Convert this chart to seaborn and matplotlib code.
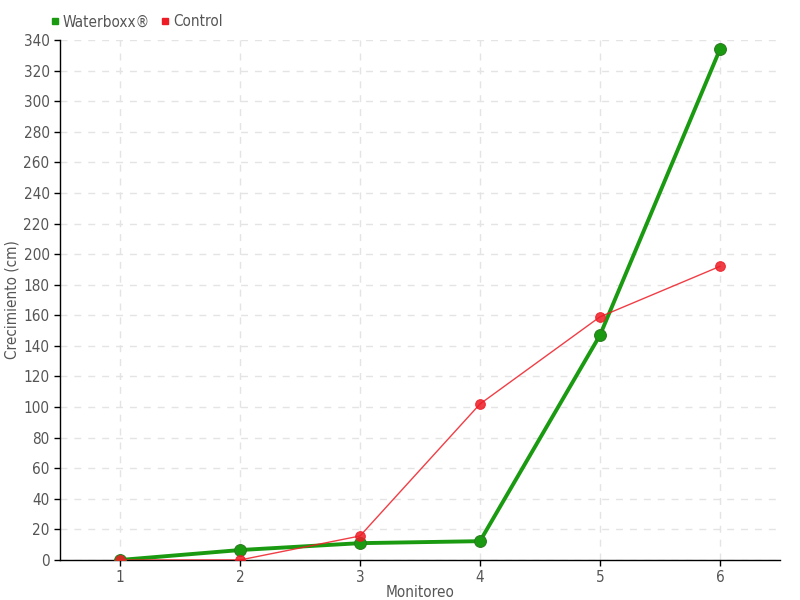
import pandas as pd
import matplotlib.pyplot as plt
import seaborn as sns
from matplotlib.lines import Line2D

# Monitoring rounds and growth values (cm)
monitoreo = [1, 2, 3, 4, 5, 6]
waterboxx = [0, 6.5, 11, 12.3, 147, 334]
control = [0, 0, 15.7, 102, 159, 192]

df = pd.DataFrame({
    'Monitoreo': monitoreo * 2,
    'Crecimiento': waterboxx + control,
    'Serie': ['Waterboxx®'] * len(monitoreo) + ['Control'] * len(monitoreo),
})

sns.set_style('white')
plt.rcParams['font.family'] = ['DejaVu Sans']
plt.rcParams['font.stretch'] = 'condensed'

fig, ax = plt.subplots(figsize=(8, 6), dpi=100)
fig.subplots_adjust(left=0.075, right=0.975, bottom=0.0667, top=0.9333)

green = '#1a9a10'
red = '#ee1c25'

wb = df[df['Serie'] == 'Waterboxx®']
ct = df[df['Serie'] == 'Control']
sns.lineplot(data=wb, x='Monitoreo', y='Crecimiento', color=green, lw=2.8,
             marker='o', markersize=8.5, markeredgecolor='#2a7a20', ax=ax, zorder=3)
sns.lineplot(data=ct, x='Monitoreo', y='Crecimiento', color=red, lw=1, alpha=0.85,
             marker='o', markersize=7, markeredgecolor=red, ax=ax, zorder=4)

ax.set_xlim(0.5, 6.5)
ax.set_ylim(0, 340)
ax.set_xticks(monitoreo)
ax.set_yticks(range(0, 341, 20))
ax.grid(True, color='#e4e4e4', linestyle=(0, (5, 5)), lw=1)
for s in ['top', 'right']:
    ax.spines[s].set_visible(False)
for s in ['left', 'bottom']:
    ax.spines[s].set_color('black')
    ax.spines[s].set_linewidth(1)
ax.tick_params(axis='both', colors='black', labelcolor='#555555', labelsize=11,
               direction='out', length=4, width=1, left=True, bottom=True)
ax.set_xlabel('Monitoreo', color='#555555', fontsize=11, labelpad=0)
ax.set_ylabel('Crecimiento (cm)', color='#555555', fontsize=11, labelpad=3)

handles = [Line2D([], [], ls='', marker='s', color=green, markersize=5),
           Line2D([], [], ls='', marker='s', color=red, markersize=5)]
ax.legend(handles, ['Waterboxx®', 'Control'], loc='lower left',
          bbox_to_anchor=(-0.03, 1.0), ncol=2, frameon=False, fontsize=11,
          handletextpad=0.1, columnspacing=0.6, handlelength=0.8,
          labelcolor='#555555', borderaxespad=0.3)

fig.savefig('out.png')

Short task:
Give back every line exactly as it stands, pictures excluded.

Exercise solution:
Convert this chart to seaborn and matplotlib code.
import pandas as pd
import matplotlib.pyplot as plt
import seaborn as sns
from matplotlib.lines import Line2D

# Monitoring rounds and growth values (cm)
monitoreo = [1, 2, 3, 4, 5, 6]
waterboxx = [0, 6.5, 11, 12.3, 147, 334]
control = [0, 0, 15.7, 102, 159, 192]

df = pd.DataFrame({
    'Monitoreo': monitoreo * 2,
    'Crecimiento': waterboxx + control,
    'Serie': ['Waterboxx®'] * len(monitoreo) + ['Control'] * len(monitoreo),
})

sns.set_style('white')
plt.rcParams['font.family'] = ['DejaVu Sans']
plt.rcParams['font.stretch'] = 'condensed'

fig, ax = plt.subplots(figsize=(8, 6), dpi=100)
fig.subplots_adjust(left=0.075, right=0.975, bottom=0.0667, top=0.9333)

green = '#1a9a10'
red = '#ee1c25'

wb = df[df['Serie'] == 'Waterboxx®']
ct = df[df['Serie'] == 'Control']
sns.lineplot(data=wb, x='Monitoreo', y='Crecimiento', color=green, lw=2.8,
             marker='o', markersize=8.5, markeredgecolor='#2a7a20', ax=ax, zorder=3)
sns.lineplot(data=ct, x='Monitoreo', y='Crecimiento', color=red, lw=1, alpha=0.85,
             marker='o', markersize=7, markeredgecolor=red, ax=ax, zorder=4)

ax.set_xlim(0.5, 6.5)
ax.set_ylim(0, 340)
ax.set_xticks(monitoreo)
ax.set_yticks(range(0, 341, 20))
ax.grid(True, color='#e4e4e4', linestyle=(0, (5, 5)), lw=1)
for s in ['top', 'right']:
    ax.spines[s].set_visible(False)
for s in ['left', 'bottom']:
    ax.spines[s].set_color('black')
    ax.spines[s].set_linewidth(1)
ax.tick_params(axis='both', colors='black', labelcolor='#555555', labelsize=11,
               direction='out', length=4, width=1, left=True, bottom=True)
ax.set_xlabel('Monitoreo', color='#555555', fontsize=11, labelpad=0)
ax.set_ylabel('Crecimiento (cm)', color='#555555', fontsize=11, labelpad=3)

handles = [Line2D([], [], ls='', marker='s', color=green, markersize=5),
           Line2D([], [], ls='', marker='s', color=red, markersize=5)]
ax.legend(handles, ['Waterboxx®', 'Control'], loc='lower left',
          bbox_to_anchor=(-0.03, 1.0), ncol=2, frameon=False, fontsize=11,
          handletextpad=0.1, columnspacing=0.6, handlelength=0.8,
          labelcolor='#555555', borderaxespad=0.3)

fig.savefig('out.png')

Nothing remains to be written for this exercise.